The problem of the current situation is that all that a hosting deal supports is web and email. It's been like that for 25 years, or put differently, since the times that we all carried around floppy disks! And users simply want to get more out of the Internet -- and they should. No chat, no telephony (who wants to be a number? I don't!), no contact information available to clever client-side utilities that could dig it up automatically. All we have is the web and email. It's no wonder that more refined services have taken the lead on the Internet, in spite of their full control over user's online presence; users simply have little choice.

It would not be fair to put the blame on hosting companies, however. Things have simply grown this way. And a single hosting company is not able to affect changes; they need the others to follow suit, or else their work has been in vain. The introduction of new protocols has a very big critical-mass problem; this is much easier for the well-known silo's that basically create an internal domain, shielded off from the rest of the Internet.
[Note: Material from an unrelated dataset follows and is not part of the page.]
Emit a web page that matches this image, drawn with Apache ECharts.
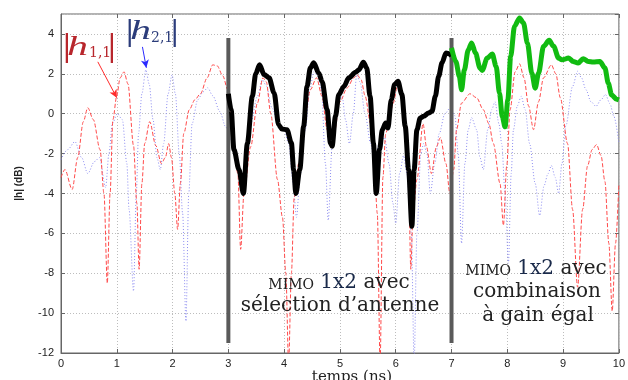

And it is only natural that developments start that way, and mature into the distributed model that keeps the Internet a robust whole.

The InternetWide project takes a very clear stand on how to get to this mature version, and thereby help users to regain control over their online identity. This solution consists of two things, described below.

A Hosting Distribution named ARPA2

One of our aims is to construct a hosting distribution that not just one, but many hosting providers can install. The distribution is a direct alternative to LAMP, and it introduces modern protocols alongside the ones that we already love. With the main expenses of hosting being bandwidth and maintenance staff, the cost of running such services is often low.

Being able to offer more abundant selections is helpful for hosting providers; even if they cannot charge much more for an added service, this scales up over the large numbers of domain names that they tend to host.

Note how this distribution overcomes part of the critical-mass problem, for one because all hosting providers receive the same offerings at the same time, and in part because a ready-to-go distribution simplifies the roll-out of those new alternatives. ARPA2 will take into account that users must be managed somehow, that they own domain names, and so on.

Specialising the Hosting market

New protocols can be knowledge-intensive. This means that not all domain hosters will be able to offer the full spectrum created by the IETF. This means that there is room for specialisation. Ideally however, specialisation should not lead to not running certain services because a hosting provider is not offering it. That would retain some of the critical-mass problem that blocks the introduction of new protocols!

To facilitate the optimal situation, there is a need for procuring a domain hosting package at one location, and plugging in externally hosted components from anywhere else. We therefore split the hosting landscape into two roles:

  • Domain hosters are those parties that register domain names, and offer a central cockpit to control it. Think of creating users, assigning rights to them, and... adding external plugin components.

  • Plugin providers run an individual service in such a way that it can be plugged under a domain hosted elsewhere, and even be controlled by it.

This model should automatically lead to a sincere payment model for the Internet. And since bandwidth is cheap and support can be a for-pay option, this should not lead to great expenses for end users. Actually paying for services used is fair, and directs money to the people who actually do the job. Moreover, as part of a contract the user is able to select those offerings from the market that employ reasonable privacy terms. Thanks to local laws in various countries, businesses are often forced to consider those privacy terms, and that ensures that the market will actually offer options with good privacy.